### WHAT TO PRODUCE
Print, word for word, every line from the beginning of the listing up to and including the line with "const xAxisStep = 25;". Pictures are to be excluded.

### RECORDS FOR THE EXERCISE
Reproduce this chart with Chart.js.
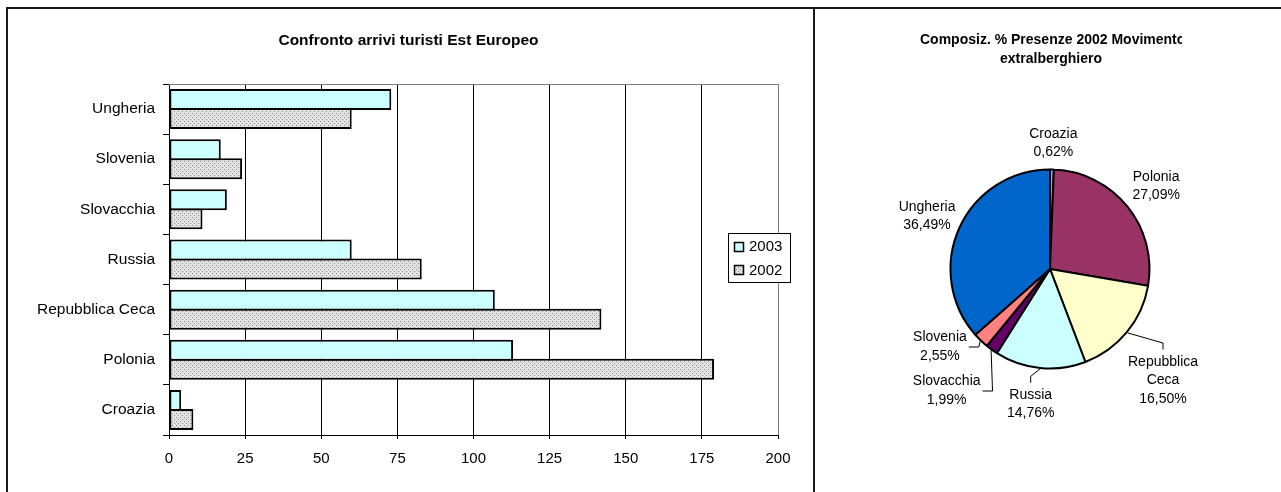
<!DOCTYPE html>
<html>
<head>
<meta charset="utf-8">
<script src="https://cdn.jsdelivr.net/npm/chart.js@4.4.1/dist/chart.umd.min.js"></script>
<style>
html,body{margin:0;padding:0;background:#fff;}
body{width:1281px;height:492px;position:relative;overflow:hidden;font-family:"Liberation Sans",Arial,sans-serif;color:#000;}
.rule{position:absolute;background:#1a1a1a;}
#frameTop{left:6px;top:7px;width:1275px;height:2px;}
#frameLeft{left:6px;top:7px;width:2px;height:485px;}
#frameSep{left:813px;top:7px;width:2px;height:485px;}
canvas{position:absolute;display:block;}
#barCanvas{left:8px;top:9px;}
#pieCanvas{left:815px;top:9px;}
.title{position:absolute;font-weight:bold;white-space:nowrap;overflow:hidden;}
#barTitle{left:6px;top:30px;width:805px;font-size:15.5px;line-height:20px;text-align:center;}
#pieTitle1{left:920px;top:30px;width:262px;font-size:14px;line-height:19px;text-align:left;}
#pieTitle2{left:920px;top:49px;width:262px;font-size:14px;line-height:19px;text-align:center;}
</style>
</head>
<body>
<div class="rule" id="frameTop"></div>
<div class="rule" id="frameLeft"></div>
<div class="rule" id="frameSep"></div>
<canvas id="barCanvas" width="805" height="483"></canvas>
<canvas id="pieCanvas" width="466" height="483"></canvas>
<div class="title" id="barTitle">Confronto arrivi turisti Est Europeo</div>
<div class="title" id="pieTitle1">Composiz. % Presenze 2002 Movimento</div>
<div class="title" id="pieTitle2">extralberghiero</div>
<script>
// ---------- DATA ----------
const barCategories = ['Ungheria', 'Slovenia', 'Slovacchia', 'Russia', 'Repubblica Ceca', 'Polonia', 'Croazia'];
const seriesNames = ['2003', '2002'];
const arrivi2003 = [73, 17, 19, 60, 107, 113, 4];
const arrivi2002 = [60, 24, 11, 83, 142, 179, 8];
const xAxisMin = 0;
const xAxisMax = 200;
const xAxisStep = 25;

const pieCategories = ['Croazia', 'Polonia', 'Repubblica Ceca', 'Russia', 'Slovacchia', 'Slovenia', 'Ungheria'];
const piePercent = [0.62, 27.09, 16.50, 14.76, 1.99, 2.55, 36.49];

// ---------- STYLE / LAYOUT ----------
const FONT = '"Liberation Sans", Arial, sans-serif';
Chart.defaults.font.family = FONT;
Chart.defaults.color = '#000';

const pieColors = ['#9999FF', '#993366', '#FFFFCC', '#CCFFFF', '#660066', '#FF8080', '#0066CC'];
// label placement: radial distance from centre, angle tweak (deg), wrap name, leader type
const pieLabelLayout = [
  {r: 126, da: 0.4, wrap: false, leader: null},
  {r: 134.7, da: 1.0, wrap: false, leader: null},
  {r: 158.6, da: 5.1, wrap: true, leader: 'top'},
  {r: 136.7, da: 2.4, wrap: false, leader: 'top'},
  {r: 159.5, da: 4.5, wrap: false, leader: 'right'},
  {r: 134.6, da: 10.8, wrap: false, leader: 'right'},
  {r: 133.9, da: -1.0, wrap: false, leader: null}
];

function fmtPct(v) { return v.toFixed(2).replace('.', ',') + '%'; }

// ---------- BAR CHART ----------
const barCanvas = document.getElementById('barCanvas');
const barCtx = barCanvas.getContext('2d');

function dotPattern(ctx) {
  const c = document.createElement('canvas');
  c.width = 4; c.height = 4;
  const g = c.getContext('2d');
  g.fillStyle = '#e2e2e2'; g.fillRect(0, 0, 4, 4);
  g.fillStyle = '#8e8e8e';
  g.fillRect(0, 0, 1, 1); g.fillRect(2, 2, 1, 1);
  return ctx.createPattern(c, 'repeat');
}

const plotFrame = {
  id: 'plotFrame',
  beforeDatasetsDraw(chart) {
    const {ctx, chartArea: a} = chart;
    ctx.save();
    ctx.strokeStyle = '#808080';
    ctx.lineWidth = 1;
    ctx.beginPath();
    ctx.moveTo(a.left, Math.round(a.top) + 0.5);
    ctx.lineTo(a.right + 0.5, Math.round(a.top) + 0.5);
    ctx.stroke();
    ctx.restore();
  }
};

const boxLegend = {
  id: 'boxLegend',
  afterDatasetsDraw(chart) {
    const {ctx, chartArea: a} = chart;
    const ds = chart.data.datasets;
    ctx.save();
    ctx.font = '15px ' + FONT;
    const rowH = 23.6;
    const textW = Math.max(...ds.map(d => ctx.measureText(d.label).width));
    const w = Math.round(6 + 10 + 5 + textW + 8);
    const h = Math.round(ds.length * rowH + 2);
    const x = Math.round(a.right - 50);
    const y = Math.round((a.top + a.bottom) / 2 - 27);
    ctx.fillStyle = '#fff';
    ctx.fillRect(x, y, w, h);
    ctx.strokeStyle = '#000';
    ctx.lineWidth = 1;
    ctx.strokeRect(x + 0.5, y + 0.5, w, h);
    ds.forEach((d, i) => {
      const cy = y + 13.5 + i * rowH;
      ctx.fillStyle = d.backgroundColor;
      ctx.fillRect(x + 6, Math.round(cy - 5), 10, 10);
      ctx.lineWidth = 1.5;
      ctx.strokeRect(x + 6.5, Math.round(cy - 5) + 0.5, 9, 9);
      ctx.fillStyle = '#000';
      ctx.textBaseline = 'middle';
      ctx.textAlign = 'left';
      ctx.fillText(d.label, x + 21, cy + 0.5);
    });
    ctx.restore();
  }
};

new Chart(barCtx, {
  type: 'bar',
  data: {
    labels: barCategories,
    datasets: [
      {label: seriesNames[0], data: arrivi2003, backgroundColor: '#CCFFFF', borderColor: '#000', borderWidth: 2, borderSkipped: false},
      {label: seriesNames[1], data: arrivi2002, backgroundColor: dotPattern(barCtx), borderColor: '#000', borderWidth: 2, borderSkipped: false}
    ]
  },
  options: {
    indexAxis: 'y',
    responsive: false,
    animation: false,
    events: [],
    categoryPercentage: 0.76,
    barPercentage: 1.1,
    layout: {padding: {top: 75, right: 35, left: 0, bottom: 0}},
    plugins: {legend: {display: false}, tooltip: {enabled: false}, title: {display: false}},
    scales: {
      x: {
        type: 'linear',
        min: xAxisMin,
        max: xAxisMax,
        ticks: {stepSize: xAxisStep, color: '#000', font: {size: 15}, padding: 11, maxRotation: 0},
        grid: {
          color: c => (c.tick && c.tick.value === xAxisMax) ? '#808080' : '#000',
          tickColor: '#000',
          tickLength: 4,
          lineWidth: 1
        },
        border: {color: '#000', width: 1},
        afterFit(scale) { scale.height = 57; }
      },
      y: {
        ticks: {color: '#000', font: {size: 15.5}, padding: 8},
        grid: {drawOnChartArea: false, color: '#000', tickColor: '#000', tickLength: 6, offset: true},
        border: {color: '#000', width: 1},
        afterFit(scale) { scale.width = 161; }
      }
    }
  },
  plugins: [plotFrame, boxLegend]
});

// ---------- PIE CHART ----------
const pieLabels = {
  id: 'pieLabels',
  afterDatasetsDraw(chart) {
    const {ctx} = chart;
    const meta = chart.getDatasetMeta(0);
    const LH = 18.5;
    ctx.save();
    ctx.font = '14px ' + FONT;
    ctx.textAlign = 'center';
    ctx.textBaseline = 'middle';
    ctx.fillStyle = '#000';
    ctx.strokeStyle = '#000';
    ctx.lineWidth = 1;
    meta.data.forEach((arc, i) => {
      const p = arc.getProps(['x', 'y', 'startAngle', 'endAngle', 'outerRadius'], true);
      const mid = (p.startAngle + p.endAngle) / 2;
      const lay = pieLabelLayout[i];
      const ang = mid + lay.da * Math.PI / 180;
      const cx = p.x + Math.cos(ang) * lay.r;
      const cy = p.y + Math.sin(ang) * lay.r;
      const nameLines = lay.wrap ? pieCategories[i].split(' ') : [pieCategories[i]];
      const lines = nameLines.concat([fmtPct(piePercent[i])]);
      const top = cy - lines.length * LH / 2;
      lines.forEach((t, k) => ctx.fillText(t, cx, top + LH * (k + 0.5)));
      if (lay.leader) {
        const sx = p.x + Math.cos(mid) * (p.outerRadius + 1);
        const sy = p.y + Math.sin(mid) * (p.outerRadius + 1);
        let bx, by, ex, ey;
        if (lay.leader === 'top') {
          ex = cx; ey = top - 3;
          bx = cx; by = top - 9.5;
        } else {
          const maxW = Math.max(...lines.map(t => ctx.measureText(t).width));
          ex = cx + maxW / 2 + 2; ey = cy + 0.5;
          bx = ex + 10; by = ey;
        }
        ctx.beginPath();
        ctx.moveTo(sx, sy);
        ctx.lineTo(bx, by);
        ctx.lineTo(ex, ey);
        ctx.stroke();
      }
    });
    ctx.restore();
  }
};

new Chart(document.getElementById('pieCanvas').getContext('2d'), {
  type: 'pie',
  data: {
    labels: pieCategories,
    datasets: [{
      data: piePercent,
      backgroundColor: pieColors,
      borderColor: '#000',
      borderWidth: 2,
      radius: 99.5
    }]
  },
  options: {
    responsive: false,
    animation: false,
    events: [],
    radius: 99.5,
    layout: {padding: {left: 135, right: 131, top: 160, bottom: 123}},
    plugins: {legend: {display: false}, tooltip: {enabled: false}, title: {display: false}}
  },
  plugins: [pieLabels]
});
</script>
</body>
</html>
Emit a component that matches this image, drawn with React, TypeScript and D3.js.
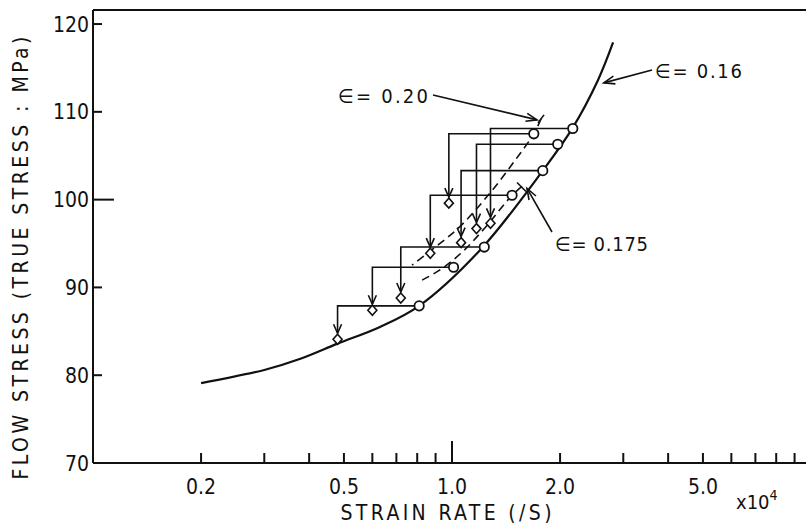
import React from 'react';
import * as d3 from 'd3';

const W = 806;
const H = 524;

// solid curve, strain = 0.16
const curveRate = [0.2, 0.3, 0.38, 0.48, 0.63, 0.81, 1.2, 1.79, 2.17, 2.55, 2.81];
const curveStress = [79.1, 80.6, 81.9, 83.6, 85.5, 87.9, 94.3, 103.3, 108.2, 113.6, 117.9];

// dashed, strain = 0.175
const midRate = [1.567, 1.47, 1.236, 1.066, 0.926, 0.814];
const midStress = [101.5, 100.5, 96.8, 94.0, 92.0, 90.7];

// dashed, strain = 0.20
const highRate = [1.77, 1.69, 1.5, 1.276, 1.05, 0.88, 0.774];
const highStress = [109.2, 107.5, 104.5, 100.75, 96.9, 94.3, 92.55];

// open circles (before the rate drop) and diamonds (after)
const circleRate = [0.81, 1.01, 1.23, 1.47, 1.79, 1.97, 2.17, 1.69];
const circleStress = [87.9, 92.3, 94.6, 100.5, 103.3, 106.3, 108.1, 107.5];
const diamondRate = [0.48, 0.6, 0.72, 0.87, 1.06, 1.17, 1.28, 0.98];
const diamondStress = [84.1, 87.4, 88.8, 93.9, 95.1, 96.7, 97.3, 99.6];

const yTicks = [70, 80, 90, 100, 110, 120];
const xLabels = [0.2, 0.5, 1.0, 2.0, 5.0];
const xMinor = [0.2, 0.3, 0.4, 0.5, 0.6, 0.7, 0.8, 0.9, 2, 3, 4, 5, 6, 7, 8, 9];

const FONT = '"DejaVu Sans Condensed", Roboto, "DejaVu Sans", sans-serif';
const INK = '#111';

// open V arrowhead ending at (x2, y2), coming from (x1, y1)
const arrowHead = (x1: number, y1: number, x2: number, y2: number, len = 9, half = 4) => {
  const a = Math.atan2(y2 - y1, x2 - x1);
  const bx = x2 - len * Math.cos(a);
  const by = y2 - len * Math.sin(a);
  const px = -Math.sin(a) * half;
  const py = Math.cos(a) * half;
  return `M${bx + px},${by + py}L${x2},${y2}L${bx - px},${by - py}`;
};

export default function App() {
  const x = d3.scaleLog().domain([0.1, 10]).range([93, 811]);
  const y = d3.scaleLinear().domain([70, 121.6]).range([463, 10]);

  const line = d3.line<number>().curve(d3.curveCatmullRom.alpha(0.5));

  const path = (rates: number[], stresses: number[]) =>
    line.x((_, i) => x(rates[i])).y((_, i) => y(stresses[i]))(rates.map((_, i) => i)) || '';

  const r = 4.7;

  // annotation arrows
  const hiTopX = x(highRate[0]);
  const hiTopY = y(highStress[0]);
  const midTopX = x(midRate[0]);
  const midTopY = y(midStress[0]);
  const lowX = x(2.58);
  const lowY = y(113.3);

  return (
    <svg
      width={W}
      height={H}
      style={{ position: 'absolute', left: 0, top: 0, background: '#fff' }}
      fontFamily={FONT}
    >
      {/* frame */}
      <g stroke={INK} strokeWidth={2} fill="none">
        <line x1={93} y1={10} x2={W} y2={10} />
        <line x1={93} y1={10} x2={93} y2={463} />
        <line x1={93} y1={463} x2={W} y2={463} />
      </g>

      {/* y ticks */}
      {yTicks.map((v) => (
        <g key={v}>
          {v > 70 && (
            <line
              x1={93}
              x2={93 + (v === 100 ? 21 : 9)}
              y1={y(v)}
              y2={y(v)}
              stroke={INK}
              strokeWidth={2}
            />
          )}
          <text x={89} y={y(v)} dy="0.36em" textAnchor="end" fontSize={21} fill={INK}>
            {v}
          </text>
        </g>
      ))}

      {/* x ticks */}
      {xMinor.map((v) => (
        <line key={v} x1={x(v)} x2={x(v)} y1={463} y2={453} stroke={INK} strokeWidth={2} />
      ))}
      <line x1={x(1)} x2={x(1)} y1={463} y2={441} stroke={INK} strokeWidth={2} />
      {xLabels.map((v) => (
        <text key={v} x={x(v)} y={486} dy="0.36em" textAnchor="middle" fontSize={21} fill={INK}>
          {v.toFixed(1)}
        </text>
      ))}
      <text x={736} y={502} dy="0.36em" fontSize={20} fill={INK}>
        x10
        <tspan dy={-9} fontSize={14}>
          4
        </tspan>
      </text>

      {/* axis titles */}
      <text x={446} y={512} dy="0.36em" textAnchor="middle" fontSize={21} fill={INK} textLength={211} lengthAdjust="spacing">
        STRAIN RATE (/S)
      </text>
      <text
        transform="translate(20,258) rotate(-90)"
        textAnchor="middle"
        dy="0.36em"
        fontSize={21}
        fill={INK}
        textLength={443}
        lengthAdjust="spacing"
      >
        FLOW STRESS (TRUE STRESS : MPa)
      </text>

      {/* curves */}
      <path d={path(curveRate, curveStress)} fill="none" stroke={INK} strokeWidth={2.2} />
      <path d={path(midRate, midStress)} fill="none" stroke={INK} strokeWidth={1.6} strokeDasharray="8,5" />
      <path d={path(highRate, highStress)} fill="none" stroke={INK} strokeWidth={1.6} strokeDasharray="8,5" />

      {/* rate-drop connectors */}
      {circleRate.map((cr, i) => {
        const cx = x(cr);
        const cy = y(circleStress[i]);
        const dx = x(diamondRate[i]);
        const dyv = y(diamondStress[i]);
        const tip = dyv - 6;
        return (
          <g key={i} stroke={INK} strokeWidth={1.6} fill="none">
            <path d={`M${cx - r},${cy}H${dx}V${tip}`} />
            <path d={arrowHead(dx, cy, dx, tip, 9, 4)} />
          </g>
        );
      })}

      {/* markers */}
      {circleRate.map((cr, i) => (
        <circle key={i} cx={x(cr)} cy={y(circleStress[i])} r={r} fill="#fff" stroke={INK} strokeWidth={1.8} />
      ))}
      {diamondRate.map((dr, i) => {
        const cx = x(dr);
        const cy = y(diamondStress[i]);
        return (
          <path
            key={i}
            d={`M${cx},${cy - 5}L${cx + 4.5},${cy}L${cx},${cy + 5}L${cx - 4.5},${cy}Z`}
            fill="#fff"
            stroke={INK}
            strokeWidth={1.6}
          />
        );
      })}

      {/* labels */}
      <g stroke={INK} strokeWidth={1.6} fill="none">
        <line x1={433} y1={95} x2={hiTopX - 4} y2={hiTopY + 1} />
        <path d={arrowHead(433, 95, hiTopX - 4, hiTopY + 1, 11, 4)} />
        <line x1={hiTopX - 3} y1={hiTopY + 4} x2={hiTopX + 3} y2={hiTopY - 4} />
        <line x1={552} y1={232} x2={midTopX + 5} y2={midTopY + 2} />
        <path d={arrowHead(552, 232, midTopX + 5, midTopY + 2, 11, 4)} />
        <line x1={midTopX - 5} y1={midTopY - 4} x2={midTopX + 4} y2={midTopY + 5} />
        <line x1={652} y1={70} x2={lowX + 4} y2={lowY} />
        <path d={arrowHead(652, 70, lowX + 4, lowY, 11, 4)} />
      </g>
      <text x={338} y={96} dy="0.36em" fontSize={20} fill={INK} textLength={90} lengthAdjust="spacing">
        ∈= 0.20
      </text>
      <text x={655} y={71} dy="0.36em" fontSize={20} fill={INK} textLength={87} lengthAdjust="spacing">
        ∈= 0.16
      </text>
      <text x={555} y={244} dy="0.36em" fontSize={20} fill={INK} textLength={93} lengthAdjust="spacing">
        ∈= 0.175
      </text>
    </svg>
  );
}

### EXPECTED OUTPUT
Reproduce this chart with Chart.js.
<!DOCTYPE html>
<html>
<head>
<meta charset="utf-8">
<script src="https://cdn.jsdelivr.net/npm/chart.js@4.4.1/dist/chart.umd.min.js"></script>
<style>
html,body{margin:0;padding:0;background:#fff;}
body{width:1281px;height:492px;position:relative;overflow:hidden;font-family:"Liberation Sans",Arial,sans-serif;color:#000;}
.rule{position:absolute;background:#1a1a1a;}
#frameTop{left:6px;top:7px;width:1275px;height:2px;}
#frameLeft{left:6px;top:7px;width:2px;height:485px;}
#frameSep{left:813px;top:7px;width:2px;height:485px;}
canvas{position:absolute;display:block;}
#barCanvas{left:8px;top:9px;}
#pieCanvas{left:815px;top:9px;}
.title{position:absolute;font-weight:bold;white-space:nowrap;overflow:hidden;}
#barTitle{left:6px;top:30px;width:805px;font-size:15.5px;line-height:20px;text-align:center;}
#pieTitle1{left:920px;top:30px;width:262px;font-size:14px;line-height:19px;text-align:left;}
#pieTitle2{left:920px;top:49px;width:262px;font-size:14px;line-height:19px;text-align:center;}
</style>
</head>
<body>
<div class="rule" id="frameTop"></div>
<div class="rule" id="frameLeft"></div>
<div class="rule" id="frameSep"></div>
<canvas id="barCanvas" width="805" height="483"></canvas>
<canvas id="pieCanvas" width="466" height="483"></canvas>
<div class="title" id="barTitle">Confronto arrivi turisti Est Europeo</div>
<div class="title" id="pieTitle1">Composiz. % Presenze 2002 Movimento</div>
<div class="title" id="pieTitle2">extralberghiero</div>
<script>
// ---------- DATA ----------
const barCategories = ['Ungheria', 'Slovenia', 'Slovacchia', 'Russia', 'Repubblica Ceca', 'Polonia', 'Croazia'];
const seriesNames = ['2003', '2002'];
const arrivi2003 = [73, 17, 19, 60, 107, 113, 4];
const arrivi2002 = [60, 24, 11, 83, 142, 179, 8];
const xAxisMin = 0;
const xAxisMax = 200;
const xAxisStep = 25;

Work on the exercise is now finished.